What's Happening?
Tapestry Inc., the parent company of Coach and Kate Spade, reported strong sales growth for Coach in the fourth quarter, with a 14% increase to $1.4 billion. However, Kate Spade's performance continued to lag, with a 13% decline in sales to $252.6 million. This underperformance led to $855 million in asset and goodwill impairment charges, contributing to a net loss of $517 million for Tapestry in the quarter. Despite these challenges, Tapestry's adjusted earnings were slightly above analyst expectations, with $223 million or $1.04 per share. The company also reported a 5% increase in full-year sales to $7 billion, fulfilling its promise of achieving adjusted earnings of $5 per share.
Why It's Important?
The financial results highlight the contrasting fortunes of Tapestry's brands, with Coach continuing to perform well in the accessible luxury market, while Kate Spade struggles to regain its footing.
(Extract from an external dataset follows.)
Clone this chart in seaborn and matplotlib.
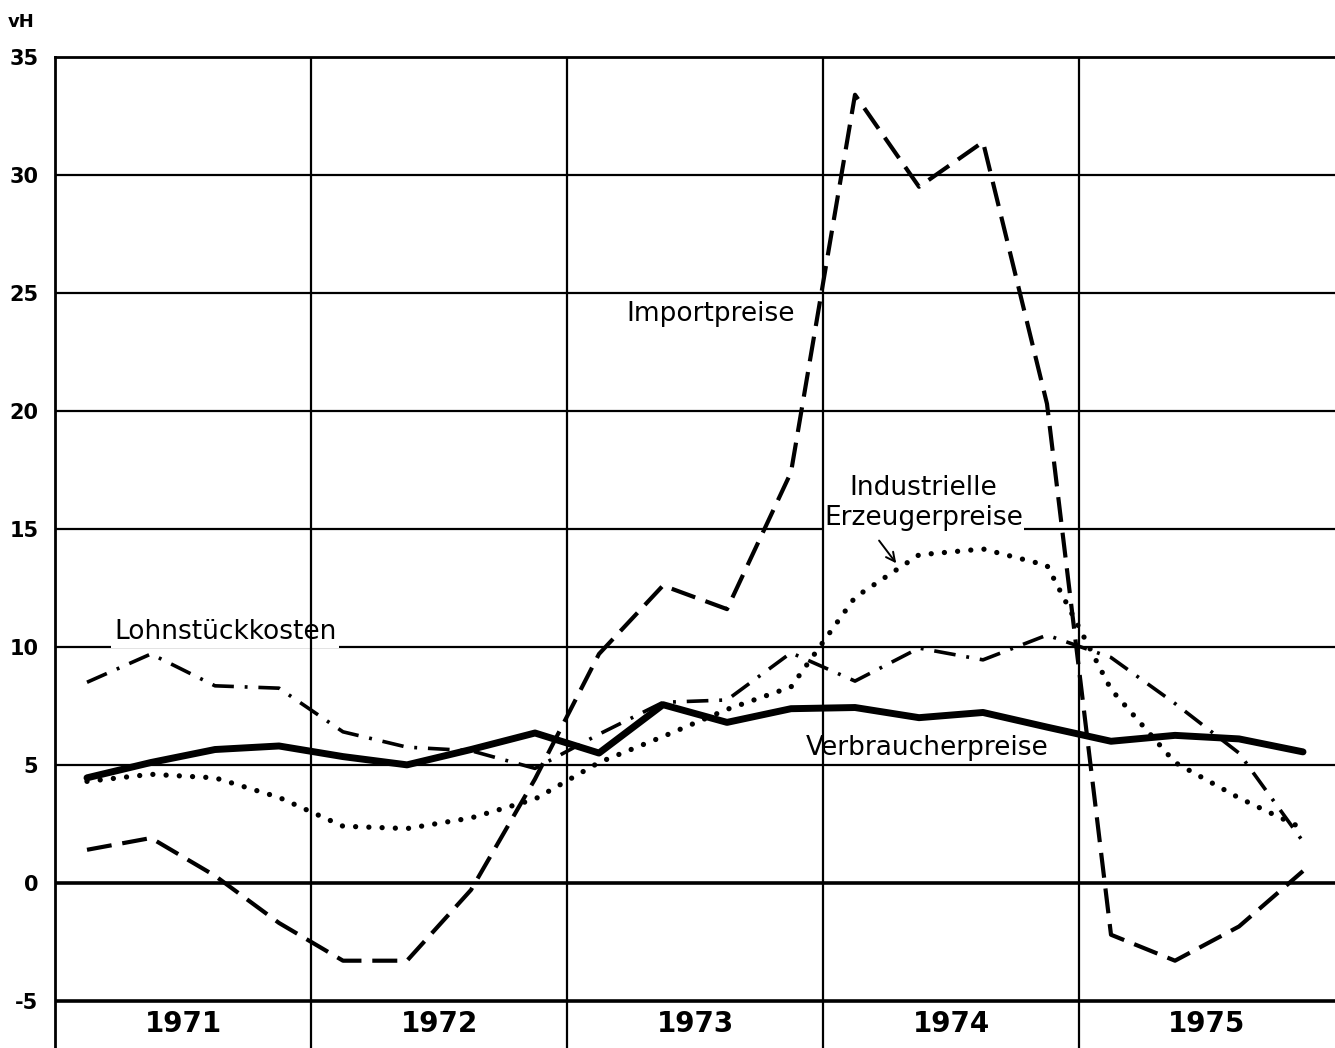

The impairment charges reflect the ongoing challenges in integrating Kate Spade into Tapestry's portfolio, impacting investor confidence and leading to a 15.7% drop in Tapestry's share price. The company's focus on maintaining Coach's growth trajectory and revitalizing Kate Spade is crucial for its long-term strategy, especially in a competitive luxury market affected by economic pressures such as tariffs.
What's Next?
Tapestry plans to focus on sustainable growth for Coach by enhancing product offerings and storytelling, while applying lessons learned to reset the Kate Spade brand. The company aims for sales to reach $7.2 billion in the coming year, despite anticipated impacts from trade tariffs. Tapestry's leadership is committed to investing in brand development and consumer engagement to drive future growth, with a particular emphasis on adapting to market conditions and consumer preferences.
Beyond the Headlines
The challenges faced by Kate Spade underscore the complexities of brand integration and the importance of strategic alignment within a diversified portfolio. Tapestry's approach to revitalizing Kate Spade involves leveraging successful strategies from Coach, highlighting the need for disciplined operations and investment in brand identity. The broader implications for the fashion industry include navigating tariff impacts and consumer behavior shifts, which require agility and innovation from luxury brands.